I've posted about this issue before. We REALLY need better buffer control on Sonos. Either manual or automatic, there needs to be a better buffering mechanism that either lets me set the buffer size, or does it automatically when it loses a stream. I can play several radio stations on my computer flawlessly, but sonos just stutters or drops them all together. Extremely irritating. If you have a perfect internet connection, maybe internet radio might work better, but many of us do not.

By the way - very slick idea to rebroadcast from your Linux server.. Willing to share? I have a Linux server already doing web serving and that sounds like a nice way to get more control! Good job! 🆒
Userlevel 2
Like I said, my method is incredibly crude and hacky at the moment. I was pretty much just trying to get something going so I could see if it would work, with the idea of writing better tools when I figure out what the solution space looks like.

FWIW, what I did was just this:

* Create a FIFO for the encoder to stream into and for icecast to broadcast from (icecast will happily stream a FIFO. Shoutcast, I discovered, will not):

$] mknod /music/mpbc.mp3 p

* Read in the radio stream and reencode it using mpg123 and lame, with abstruse command line options thusly:

$] mpg123 -b 1024 -s | lame -r -s 11.025 -x --resample 44.1 - /music/mpbc.mp3

As long as that's running it will be streaming 128k 44.1kHz mp3 into /music/mpbc.mp3. More work is needed on making it reconnect if it loses the input stream and so on, obviously.

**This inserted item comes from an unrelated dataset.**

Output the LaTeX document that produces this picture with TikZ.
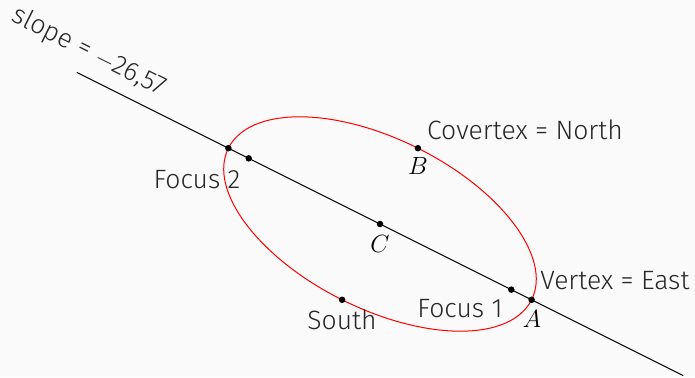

* Install icecast and ices (not the newest version of ices! It only streams .ogg. The 0.4 streams mp3). Then read the docs and configure icecast to run and ices to provide /music/mpbc.mp3 as a stream to icecast. These are both pretty easy to configure if you're not doing anything complicated.

And that's basically it. On all my machines except for sonos, it streams beautifully. And I'm sure that one day soon we will have an update that will bring Sonos up to scratch as well. Maybe by then I'll have a nice little package developed to automate the restreaming of any source. :-)

Also, if the stream is in a windows media format, mplayer can read it and dump wav audio with the -dumpaudio switch. A command line something like:

$] mplayer -ao pcm -aofile somefile.wav -vc dummy -vo null -cache 64

will produce perfectly good WAV audio for reencoding. From there it's nearly the same as above, except I think the format flags for lame would be slightly different (since it's a stream, it probably won't have usable WAV headers so you have to tell the encoder what it is).

And while I'm wishlisting here, there isn't any real good reason why I shouldn't be able to just put the FIFO on my music share and have Sonos play it like any other mp3. XMMS will play the bare FIFO no problem. That would save a whole lot of extra trouble all around.
Userlevel 2
I agree with eldoran that we need buffer control. The internet radio streams drop on my zp's but I have no issue with my wireless laptop.